Voici une performance théâtrale poignante et hors de l’ordinaire, qui explore les séquelles laissées par la violence sur le corps et l'esprit de jeunes victimes. Une proposition d’une intensité rare, qui n’est pas pour tous les publics, présentée dans le cadre du Mois Multi.
Le texte de présentation indique que “Le gardien des enfants est une performance théâtrale se questionnant sur les traces laissées par la violence sur les corps et les esprits de celleux qui la subissent”. L’auteur, Charles Voyer, y explore ses propres traumatismes, en les nommant avec une lucidité implacable : il y est question d’attouchements subis dans un service de garde durant l’enfance et de la découverte de snuff movies à l’adolescence. Autant d’expériences qui ne favorisent guère l’épanouissement personnel…
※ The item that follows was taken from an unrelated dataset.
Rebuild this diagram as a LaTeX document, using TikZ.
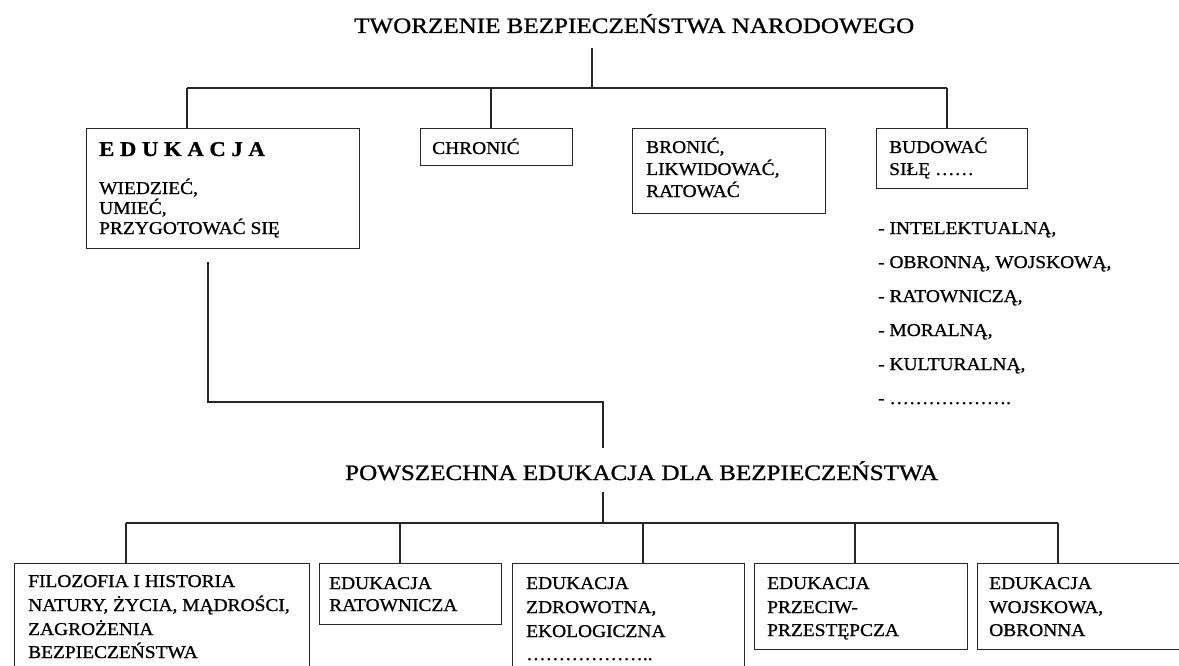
\documentclass[tikz,border=0pt]{standalone}
\usepackage{fontspec}
\setmainfont{Liberation Serif}[FakeStretch=1.08,FakeBold=0.9]
\newfontfamily\titlefont{Liberation Serif}[FakeStretch=1.14,FakeBold=1.0]
\newcommand\bodyfs{\fontsize{18}{20}\selectfont}
\newcommand\headfs{\titlefont\fontsize{22}{26}\selectfont}
\begin{document}
\begin{tikzpicture}[x=1pt,y=-1pt,
  conn/.style={draw=black!85,line width=1.2pt},
  box/.style={draw=black!85,line width=1.2pt,rectangle,inner sep=0pt,anchor=north west},
  txt/.style={inner sep=0pt,anchor=base west,font=\bodyfs},
  ttl/.style={inner sep=0pt,anchor=base west,font=\headfs}]
\useasboundingbox (0,0) rectangle (1179,666);
\clip (0,0) rectangle (1179,666);

% ---------- upper level ----------
\node[ttl] (top) at (354,33) {TWORZENIE BEZPIECZEŃSTWA NARODOWEGO};

\node[box,minimum width=273pt,minimum height=120pt] (edu) at (86,128) {};
\node[box,minimum width=152pt,minimum height=37pt] (chr) at (420,128) {};
\node[box,minimum width=193pt,minimum height=85pt] (bro) at (632,128) {};
\node[box,minimum width=151pt,minimum height=60pt] (bud) at (876,128) {};

\node[inner sep=0pt,anchor=base west,font=\fontsize{21}{24}\selectfont\bfseries] (eduh) at (99,156) {E D U K A C J A};
\node[txt] (edu1) at (99,194) {WIEDZIEĆ,};
\node[txt] (edu2) at (99,214) {UMIEĆ,};
\node[txt] (edu3) at (99,234) {PRZYGOTOWAĆ SIĘ};

\node[txt] (chr1) at (432,154) {CHRONIĆ};

\node[txt] (bro1) at (646,153) {BRONIĆ,};
\node[txt] (bro2) at (646,175) {LIKWIDOWAĆ,};
\node[txt] (bro3) at (646,197) {RATOWAĆ};

\node[txt] (bud1) at (889,153) {BUDOWAĆ};
\node[txt] (bud2) at (889,175) {SIŁĘ ……};

\node[txt] (s1) at (878,234) {- INTELEKTUALNĄ,};
\node[txt] (s2) at (878,268) {- OBRONNĄ, WOJSKOWĄ,};
\node[txt] (s3) at (878,302) {- RATOWNICZĄ,};
\node[txt] (s4) at (878,336) {- MORALNĄ,};
\node[txt] (s5) at (878,370) {- KULTURALNĄ,};
\node[txt] (s6) at (878,404) {- ……………….};

\coordinate (a1) at (592,48);
\coordinate (b1) at (187,88);
\coordinate (b2) at (491,88);
\coordinate (b3) at (947,88);
\draw[conn] (a1) -- (a1 |- b1);
\draw[conn] (b1) -- (b3);
\draw[conn] (b1) -- (b1 |- edu.north);
\draw[conn] (b2) -- (b2 |- chr.north);
\draw[conn] (b3) -- (b3 |- bud.north);

% ---------- link to the lower level ----------
\coordinate (e1) at (208,262);
\coordinate (e2) at (603,402);
\coordinate (e3) at (603,448);
\draw[conn] (e1) |- (e2) -- (e3);

% ---------- lower level ----------
\node[ttl] (pow) at (345,480) {POWSZECHNA EDUKACJA DLA BEZPIECZEŃSTWA};

\node[box,minimum width=295pt,minimum height=130pt] (fil) at (14,563) {};
\node[box,minimum width=182pt,minimum height=61pt] (rat) at (319,563) {};
\node[box,minimum width=232pt,minimum height=130pt] (zdr) at (512,563) {};
\node[box,minimum width=213pt,minimum height=86pt] (prz) at (754,563) {};
\node[box,minimum width=240pt,minimum height=86pt] (woj) at (977,563) {};

\node[txt] (fil1) at (28,587) {FILOZOFIA I HISTORIA};
\node[txt] (fil2) at (28,611) {NATURY, ŻYCIA, MĄDROŚCI,};
\node[txt] (fil3) at (28,635) {ZAGROŻENIA};
\node[txt] (fil4) at (28,658) {BEZPIECZEŃSTWA};

\node[txt] (rat1) at (329,589) {EDUKACJA};
\node[txt] (rat2) at (329,611) {RATOWNICZA};

\node[txt] (zdr1) at (526,589) {EDUKACJA};
\node[txt] (zdr2) at (526,613) {ZDROWOTNA,};
\node[txt] (zdr3) at (526,637) {EKOLOGICZNA};
\node[txt] (zdr4) at (526,660) {………………..};

\node[txt] (prz1) at (767,589) {EDUKACJA};
\node[txt] (prz2) at (767,613) {PRZECIW-};
\node[txt] (prz3) at (767,636) {PRZESTĘPCZA};

\node[txt] (woj1) at (989,589) {EDUKACJA};
\node[txt] (woj2) at (989,613) {WOJSKOWA,};
\node[txt] (woj3) at (989,636) {OBRONNA};

\coordinate (c1) at (603,492);
\coordinate (k1) at (126,523);
\coordinate (k2) at (400,523);
\coordinate (k3) at (643,523);
\coordinate (k4) at (855,523);
\coordinate (k5) at (1058,523);
\draw[conn] (c1) -- (c1 |- k1);
\draw[conn] (k1) -- (k5);
\draw[conn] (k1) -- (k1 |- fil.north);
\draw[conn] (k2) -- (k2 |- rat.north);
\draw[conn] (k3) -- (k3 |- zdr.north);
\draw[conn] (k4) -- (k4 |- prz.north);
\draw[conn] (k5) -- (k5 |- woj.north);
\end{tikzpicture}
\end{document}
Il est ici essentiel d’insister sur la dimension de performance, car il ne s’agit nullement d’un monologue classique où Charles Voyer se contenterait de déclamer son texte. Loin de là, la proposition scénique se distingue par une approche sensorielle et immersive, utilisant les codes du conte pour enfant et dépassant le simple récit pour offrir une expérience profondément incarnée pour ce voyage intérieur et cathartique dans les tréfonds du traumatisme.


Charles Voyer débute la performance complètement nu, une nudité cependant pleine de pudeur, puis plonge dans le labyrinthe de ses souvenirs. L’univers scénique est trouble, troublant, presque aquatique – l’eau y est omniprésente –, et la démarche cathartique. Les paroles, parfois peu audibles pour le public, constituent un élément aussi central de l’expérience que l’atmosphère, la sensation qui s’en dégage.
La structure même du spectacle évoque le développement d’une photographie en chambre noire – ou plutôt en chambre rouge, tant la lumière rouge et obsédante qui baigne la scène teinte tout d’une intensité viscérale. À travers une mise en scène contemplative signée JJ Houle, le spectacle plonge le public dans une atmosphère onirique, évoquant un rituel énigmatique où chaque geste et chaque parole contribuent à une quête de résilience et de guérison. Cette scénographie minimaliste accentue l'intensité émotionnelle de l’introspection profonde.
Au fil de la représentation, Charles Voyer se rhabille progressivement, tandis que les mots, eux aussi, prennent forme avec plus de clarté. L’ultime geste est d’une puissance saisissante : il coud sur ses doigts – à même sa peau – ce qui semble être des fleurs ou des papillons de papier, utilisant une véritable aiguille et un fil bien réel, traversant la chair dans un acte à la fois brutal et profondément symbolique.
Le gardien des enfants nous est proposé par le collectif interdisciplinaire le Théâtre indépendant, formé d’artistes queers œuvrant dans le domaine des arts vivants. Si l’on aime les propositions qui sortent de l’ordinaire, voici définitivement une compagnie a suivre.